Task goal
Retype only the lines from the top of the records to the line with "import plotly.graph_objects as go", including that line but none of the pictures.

### Information given ###

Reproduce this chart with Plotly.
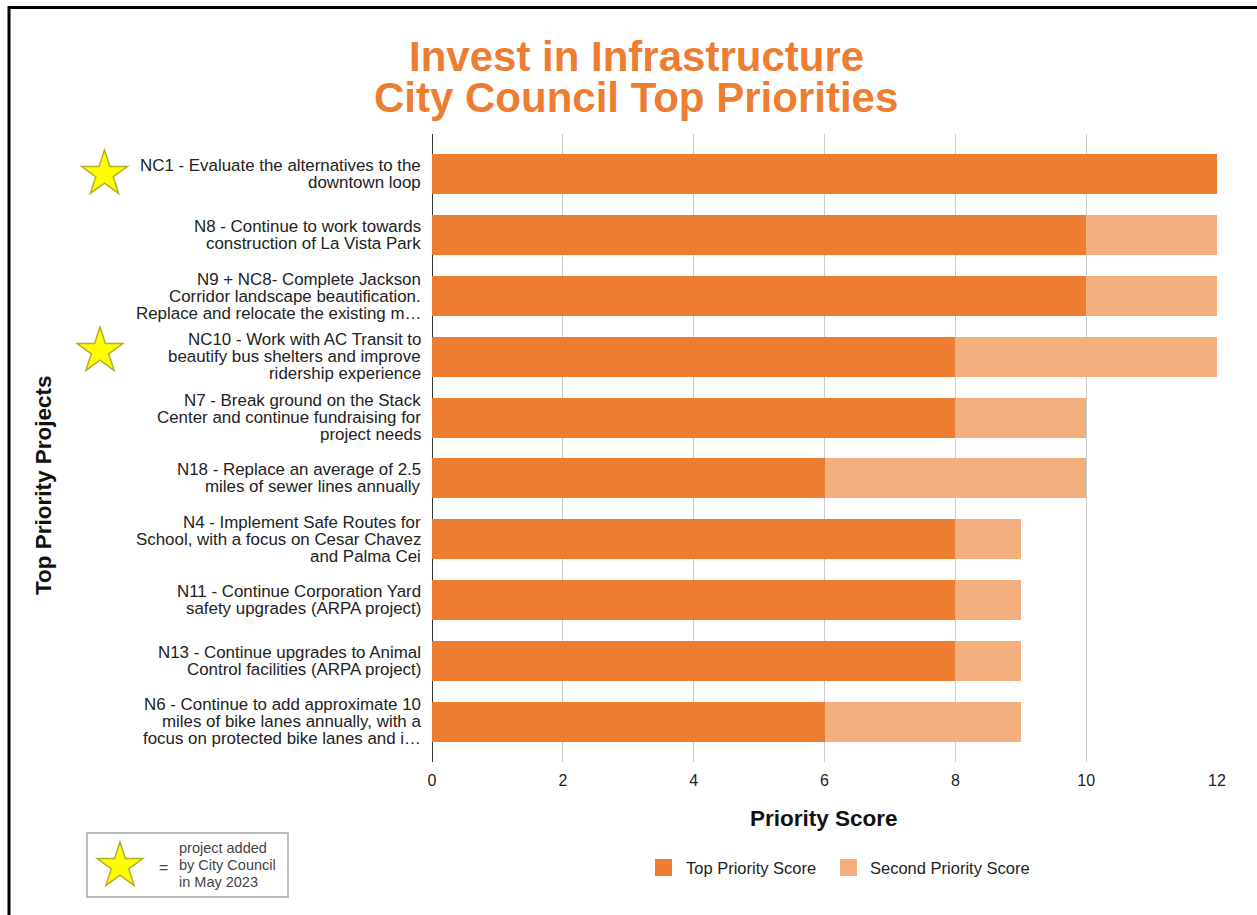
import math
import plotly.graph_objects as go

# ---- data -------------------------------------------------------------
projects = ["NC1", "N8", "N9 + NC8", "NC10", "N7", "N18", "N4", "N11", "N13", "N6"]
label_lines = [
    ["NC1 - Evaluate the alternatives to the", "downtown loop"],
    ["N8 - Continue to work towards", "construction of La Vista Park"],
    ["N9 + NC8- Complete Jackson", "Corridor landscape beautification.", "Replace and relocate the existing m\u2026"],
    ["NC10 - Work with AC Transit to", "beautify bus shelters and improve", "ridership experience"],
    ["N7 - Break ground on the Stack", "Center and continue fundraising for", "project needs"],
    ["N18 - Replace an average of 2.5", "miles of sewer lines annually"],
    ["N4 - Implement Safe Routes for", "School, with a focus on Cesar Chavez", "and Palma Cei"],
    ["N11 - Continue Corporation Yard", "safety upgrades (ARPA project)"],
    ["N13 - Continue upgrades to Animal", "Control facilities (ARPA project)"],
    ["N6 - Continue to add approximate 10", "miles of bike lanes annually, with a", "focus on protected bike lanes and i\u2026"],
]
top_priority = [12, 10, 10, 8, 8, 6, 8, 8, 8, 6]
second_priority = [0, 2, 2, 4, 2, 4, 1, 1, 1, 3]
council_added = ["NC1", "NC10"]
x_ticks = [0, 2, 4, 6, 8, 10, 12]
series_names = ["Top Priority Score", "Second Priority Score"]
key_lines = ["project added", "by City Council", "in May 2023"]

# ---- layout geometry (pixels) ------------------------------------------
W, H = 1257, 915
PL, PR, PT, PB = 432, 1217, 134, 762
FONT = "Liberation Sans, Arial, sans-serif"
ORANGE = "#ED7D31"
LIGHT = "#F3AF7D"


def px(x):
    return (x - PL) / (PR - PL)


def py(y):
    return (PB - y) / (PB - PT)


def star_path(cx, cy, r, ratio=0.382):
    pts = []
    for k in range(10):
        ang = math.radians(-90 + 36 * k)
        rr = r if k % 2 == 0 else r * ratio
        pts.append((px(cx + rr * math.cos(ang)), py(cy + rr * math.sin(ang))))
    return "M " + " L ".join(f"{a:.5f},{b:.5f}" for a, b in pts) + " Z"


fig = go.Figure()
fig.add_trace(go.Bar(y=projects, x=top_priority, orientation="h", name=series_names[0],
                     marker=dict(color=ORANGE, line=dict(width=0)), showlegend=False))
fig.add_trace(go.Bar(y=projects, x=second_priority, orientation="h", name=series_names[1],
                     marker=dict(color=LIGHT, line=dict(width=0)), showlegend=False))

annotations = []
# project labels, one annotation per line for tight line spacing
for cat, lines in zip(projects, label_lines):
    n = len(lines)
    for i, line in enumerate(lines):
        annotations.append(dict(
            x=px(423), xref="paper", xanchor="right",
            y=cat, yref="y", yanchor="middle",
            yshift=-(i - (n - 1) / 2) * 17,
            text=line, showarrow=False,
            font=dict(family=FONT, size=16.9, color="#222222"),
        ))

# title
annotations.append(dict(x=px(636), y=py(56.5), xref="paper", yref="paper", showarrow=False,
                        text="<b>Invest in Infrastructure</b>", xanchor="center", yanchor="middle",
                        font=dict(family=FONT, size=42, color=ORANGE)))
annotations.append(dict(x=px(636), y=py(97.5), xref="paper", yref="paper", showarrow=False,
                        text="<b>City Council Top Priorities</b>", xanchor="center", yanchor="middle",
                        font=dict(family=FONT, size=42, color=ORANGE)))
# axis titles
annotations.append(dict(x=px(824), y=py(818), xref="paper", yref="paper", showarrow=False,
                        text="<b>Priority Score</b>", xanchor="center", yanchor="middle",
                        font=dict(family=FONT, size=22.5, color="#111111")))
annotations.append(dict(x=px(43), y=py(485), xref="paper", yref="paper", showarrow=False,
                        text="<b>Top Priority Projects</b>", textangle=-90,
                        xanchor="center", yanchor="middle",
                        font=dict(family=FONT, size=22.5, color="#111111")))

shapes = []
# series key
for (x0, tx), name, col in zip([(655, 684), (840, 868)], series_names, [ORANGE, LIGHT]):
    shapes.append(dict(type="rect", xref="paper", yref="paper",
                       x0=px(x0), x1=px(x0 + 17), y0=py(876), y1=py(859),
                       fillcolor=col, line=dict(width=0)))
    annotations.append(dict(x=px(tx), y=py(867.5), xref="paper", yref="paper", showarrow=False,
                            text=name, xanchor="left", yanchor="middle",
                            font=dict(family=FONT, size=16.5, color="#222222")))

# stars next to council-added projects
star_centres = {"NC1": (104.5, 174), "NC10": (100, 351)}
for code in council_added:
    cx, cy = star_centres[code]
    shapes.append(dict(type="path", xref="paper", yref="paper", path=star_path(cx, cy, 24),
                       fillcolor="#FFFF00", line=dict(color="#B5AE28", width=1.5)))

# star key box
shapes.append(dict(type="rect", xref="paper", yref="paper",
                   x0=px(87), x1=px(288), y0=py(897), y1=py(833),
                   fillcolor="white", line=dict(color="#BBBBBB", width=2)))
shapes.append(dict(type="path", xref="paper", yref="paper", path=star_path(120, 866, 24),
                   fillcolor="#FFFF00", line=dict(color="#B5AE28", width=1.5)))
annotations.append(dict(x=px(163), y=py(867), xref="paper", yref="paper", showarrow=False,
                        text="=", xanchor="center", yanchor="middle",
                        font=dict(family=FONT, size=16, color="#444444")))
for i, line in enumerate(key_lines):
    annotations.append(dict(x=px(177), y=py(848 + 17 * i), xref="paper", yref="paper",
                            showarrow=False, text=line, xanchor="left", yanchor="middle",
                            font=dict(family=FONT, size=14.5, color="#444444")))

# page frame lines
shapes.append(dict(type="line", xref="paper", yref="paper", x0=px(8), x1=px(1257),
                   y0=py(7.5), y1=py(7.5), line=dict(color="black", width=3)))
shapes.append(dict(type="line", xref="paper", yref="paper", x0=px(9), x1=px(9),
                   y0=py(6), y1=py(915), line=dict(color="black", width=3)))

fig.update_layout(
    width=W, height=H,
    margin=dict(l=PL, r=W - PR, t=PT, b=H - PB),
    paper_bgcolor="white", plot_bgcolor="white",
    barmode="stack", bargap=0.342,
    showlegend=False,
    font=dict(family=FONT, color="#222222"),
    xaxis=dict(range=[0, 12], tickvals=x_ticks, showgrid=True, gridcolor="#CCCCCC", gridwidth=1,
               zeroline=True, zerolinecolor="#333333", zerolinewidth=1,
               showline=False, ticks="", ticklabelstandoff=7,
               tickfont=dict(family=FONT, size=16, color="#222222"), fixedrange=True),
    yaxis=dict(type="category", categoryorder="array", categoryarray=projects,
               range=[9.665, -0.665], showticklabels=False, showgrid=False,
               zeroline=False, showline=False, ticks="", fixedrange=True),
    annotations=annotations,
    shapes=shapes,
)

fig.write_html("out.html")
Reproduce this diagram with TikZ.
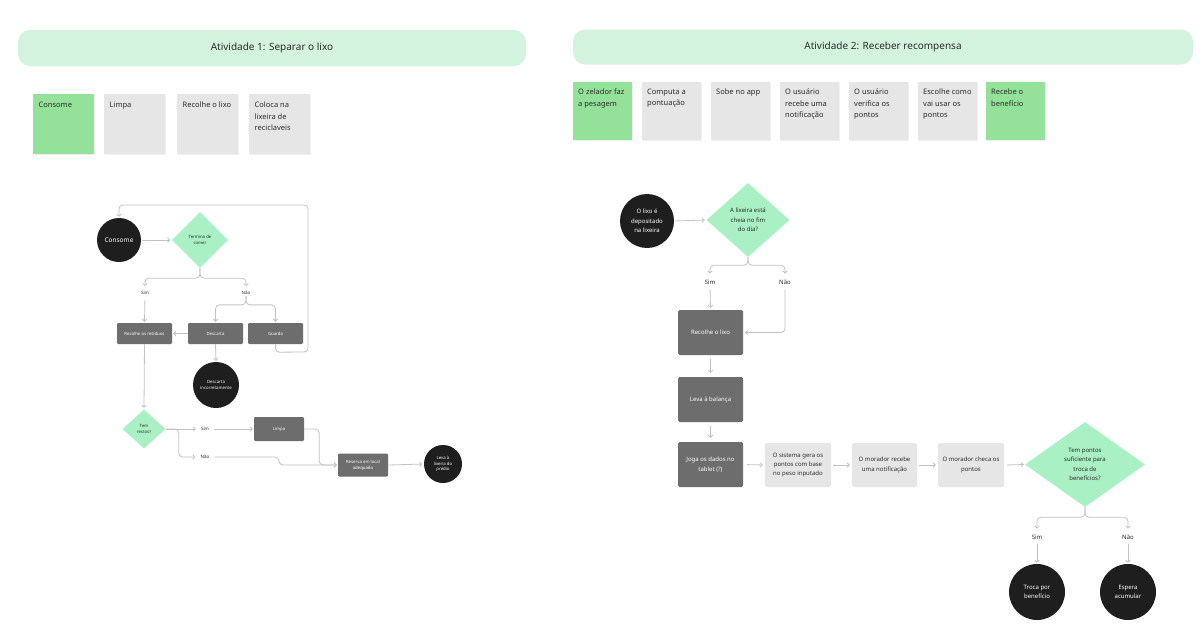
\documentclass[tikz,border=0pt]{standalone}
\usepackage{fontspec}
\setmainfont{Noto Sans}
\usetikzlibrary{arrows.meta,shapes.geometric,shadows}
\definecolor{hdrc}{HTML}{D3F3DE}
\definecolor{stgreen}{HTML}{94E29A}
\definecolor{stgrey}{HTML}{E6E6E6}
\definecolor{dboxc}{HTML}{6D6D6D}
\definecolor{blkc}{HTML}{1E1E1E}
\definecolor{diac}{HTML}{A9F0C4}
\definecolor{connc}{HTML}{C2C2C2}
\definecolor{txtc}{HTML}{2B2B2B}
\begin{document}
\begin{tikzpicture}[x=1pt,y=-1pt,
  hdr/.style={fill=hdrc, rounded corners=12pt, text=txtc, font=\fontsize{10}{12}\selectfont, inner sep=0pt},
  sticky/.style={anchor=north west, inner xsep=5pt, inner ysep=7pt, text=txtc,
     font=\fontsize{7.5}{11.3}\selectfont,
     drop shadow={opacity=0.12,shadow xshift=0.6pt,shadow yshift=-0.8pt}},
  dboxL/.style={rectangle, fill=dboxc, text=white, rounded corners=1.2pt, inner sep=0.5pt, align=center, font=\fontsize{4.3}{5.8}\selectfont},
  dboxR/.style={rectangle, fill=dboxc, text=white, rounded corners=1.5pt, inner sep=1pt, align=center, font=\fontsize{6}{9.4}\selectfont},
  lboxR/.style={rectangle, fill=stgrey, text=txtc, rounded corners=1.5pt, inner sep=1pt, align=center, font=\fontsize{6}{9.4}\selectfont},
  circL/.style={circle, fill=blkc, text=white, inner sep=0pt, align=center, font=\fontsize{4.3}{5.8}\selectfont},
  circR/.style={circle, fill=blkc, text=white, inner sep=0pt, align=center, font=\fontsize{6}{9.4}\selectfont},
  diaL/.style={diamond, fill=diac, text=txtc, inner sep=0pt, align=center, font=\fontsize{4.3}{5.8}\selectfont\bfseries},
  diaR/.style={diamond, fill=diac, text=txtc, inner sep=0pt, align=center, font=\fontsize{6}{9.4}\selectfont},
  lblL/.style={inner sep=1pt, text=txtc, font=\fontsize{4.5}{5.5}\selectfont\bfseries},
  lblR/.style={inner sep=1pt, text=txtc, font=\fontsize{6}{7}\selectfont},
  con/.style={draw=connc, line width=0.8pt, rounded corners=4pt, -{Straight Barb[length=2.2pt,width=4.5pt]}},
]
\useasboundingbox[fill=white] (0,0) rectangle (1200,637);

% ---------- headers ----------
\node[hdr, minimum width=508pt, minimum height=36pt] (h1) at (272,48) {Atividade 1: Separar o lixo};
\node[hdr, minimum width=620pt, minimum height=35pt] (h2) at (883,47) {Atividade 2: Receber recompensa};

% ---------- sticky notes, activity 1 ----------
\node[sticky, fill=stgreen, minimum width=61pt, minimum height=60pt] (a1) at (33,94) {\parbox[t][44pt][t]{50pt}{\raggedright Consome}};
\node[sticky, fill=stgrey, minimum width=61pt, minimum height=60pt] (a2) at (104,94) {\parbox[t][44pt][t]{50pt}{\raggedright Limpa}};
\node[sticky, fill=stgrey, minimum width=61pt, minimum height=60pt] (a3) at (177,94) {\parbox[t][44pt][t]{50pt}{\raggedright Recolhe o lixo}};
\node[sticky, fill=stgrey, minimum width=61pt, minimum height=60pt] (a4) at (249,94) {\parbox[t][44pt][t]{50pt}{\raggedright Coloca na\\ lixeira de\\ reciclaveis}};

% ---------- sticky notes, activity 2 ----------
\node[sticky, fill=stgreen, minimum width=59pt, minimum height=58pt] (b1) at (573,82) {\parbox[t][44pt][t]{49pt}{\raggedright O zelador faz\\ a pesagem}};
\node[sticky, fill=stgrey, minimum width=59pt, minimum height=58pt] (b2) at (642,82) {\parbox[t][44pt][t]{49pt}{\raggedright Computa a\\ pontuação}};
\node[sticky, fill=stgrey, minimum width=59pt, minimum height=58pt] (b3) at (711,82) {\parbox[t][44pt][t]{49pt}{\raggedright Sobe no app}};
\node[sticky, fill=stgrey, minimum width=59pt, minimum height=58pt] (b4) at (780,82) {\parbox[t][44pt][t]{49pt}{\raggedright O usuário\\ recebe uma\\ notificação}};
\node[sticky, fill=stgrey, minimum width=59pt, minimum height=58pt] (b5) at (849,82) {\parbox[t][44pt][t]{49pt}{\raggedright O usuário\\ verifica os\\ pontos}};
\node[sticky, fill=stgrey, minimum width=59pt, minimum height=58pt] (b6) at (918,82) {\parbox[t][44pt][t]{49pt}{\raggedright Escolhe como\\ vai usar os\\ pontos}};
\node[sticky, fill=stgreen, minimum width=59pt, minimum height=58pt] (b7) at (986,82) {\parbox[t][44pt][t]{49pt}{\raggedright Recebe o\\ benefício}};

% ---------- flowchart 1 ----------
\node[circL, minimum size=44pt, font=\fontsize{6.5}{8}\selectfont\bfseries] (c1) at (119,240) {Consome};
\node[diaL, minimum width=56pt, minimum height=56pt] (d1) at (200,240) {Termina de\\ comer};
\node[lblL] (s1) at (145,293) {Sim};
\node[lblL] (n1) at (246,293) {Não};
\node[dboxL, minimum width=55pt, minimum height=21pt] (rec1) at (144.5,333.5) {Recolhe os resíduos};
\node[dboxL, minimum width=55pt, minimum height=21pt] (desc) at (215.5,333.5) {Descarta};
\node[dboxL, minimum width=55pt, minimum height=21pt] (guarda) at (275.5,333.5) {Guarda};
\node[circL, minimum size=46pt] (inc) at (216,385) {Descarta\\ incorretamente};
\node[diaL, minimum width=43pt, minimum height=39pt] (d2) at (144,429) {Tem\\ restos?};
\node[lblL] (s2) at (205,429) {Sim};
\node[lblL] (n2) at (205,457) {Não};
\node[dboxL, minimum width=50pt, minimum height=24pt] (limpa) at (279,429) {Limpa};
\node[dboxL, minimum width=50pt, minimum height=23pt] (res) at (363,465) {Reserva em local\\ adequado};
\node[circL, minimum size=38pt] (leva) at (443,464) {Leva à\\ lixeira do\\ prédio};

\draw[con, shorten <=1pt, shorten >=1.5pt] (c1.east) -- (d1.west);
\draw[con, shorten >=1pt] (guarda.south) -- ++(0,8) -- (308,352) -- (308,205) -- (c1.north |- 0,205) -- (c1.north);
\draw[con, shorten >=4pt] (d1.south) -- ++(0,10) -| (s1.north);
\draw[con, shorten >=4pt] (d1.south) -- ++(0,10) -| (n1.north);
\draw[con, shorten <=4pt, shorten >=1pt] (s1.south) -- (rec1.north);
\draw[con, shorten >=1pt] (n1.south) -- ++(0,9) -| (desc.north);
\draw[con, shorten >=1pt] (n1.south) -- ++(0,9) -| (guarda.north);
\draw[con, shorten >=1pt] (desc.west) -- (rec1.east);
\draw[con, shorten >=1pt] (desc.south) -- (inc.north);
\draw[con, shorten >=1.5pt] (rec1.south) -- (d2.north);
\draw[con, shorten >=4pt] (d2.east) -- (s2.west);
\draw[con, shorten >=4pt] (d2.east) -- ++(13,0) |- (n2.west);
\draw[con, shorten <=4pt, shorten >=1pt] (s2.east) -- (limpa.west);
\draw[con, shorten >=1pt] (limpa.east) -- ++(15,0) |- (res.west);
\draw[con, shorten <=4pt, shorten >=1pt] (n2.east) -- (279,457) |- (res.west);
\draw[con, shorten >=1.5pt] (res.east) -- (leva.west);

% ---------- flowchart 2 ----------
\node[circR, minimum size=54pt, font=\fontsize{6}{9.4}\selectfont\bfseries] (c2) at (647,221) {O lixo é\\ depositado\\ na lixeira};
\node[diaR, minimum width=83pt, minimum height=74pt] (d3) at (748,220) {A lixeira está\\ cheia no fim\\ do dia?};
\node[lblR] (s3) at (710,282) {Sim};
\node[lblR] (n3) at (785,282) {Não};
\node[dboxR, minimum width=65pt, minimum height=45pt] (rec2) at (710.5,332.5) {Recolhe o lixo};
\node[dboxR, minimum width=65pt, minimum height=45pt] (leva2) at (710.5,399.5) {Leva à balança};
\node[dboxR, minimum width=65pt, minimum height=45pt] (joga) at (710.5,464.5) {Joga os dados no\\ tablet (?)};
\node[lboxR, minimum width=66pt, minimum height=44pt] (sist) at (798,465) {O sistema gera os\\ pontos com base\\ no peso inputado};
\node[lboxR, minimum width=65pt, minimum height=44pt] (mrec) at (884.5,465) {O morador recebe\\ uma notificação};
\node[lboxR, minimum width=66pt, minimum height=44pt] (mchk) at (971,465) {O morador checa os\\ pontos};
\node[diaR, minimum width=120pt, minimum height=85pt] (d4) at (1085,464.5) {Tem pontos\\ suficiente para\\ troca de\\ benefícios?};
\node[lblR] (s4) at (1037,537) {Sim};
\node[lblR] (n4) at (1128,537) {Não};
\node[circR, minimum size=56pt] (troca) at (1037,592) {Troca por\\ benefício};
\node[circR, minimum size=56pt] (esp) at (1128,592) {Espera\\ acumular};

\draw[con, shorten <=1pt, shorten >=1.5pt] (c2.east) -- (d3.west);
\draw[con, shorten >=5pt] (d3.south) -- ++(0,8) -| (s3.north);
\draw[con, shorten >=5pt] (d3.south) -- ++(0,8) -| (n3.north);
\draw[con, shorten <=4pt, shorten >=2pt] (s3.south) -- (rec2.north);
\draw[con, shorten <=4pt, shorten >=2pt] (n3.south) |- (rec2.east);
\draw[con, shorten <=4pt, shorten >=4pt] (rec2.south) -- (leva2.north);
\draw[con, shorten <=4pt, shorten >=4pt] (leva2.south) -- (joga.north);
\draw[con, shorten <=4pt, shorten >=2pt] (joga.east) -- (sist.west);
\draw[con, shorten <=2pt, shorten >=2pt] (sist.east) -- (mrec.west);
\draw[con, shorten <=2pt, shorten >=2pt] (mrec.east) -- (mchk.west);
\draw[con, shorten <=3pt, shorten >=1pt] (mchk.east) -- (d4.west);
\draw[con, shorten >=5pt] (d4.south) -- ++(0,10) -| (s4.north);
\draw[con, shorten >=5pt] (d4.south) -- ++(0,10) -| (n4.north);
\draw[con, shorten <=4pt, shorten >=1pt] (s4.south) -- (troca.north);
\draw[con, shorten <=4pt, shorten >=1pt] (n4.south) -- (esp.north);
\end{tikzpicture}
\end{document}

###

Solution to this exercise
Reproduce this chart with Plotly.
import math
import plotly.graph_objects as go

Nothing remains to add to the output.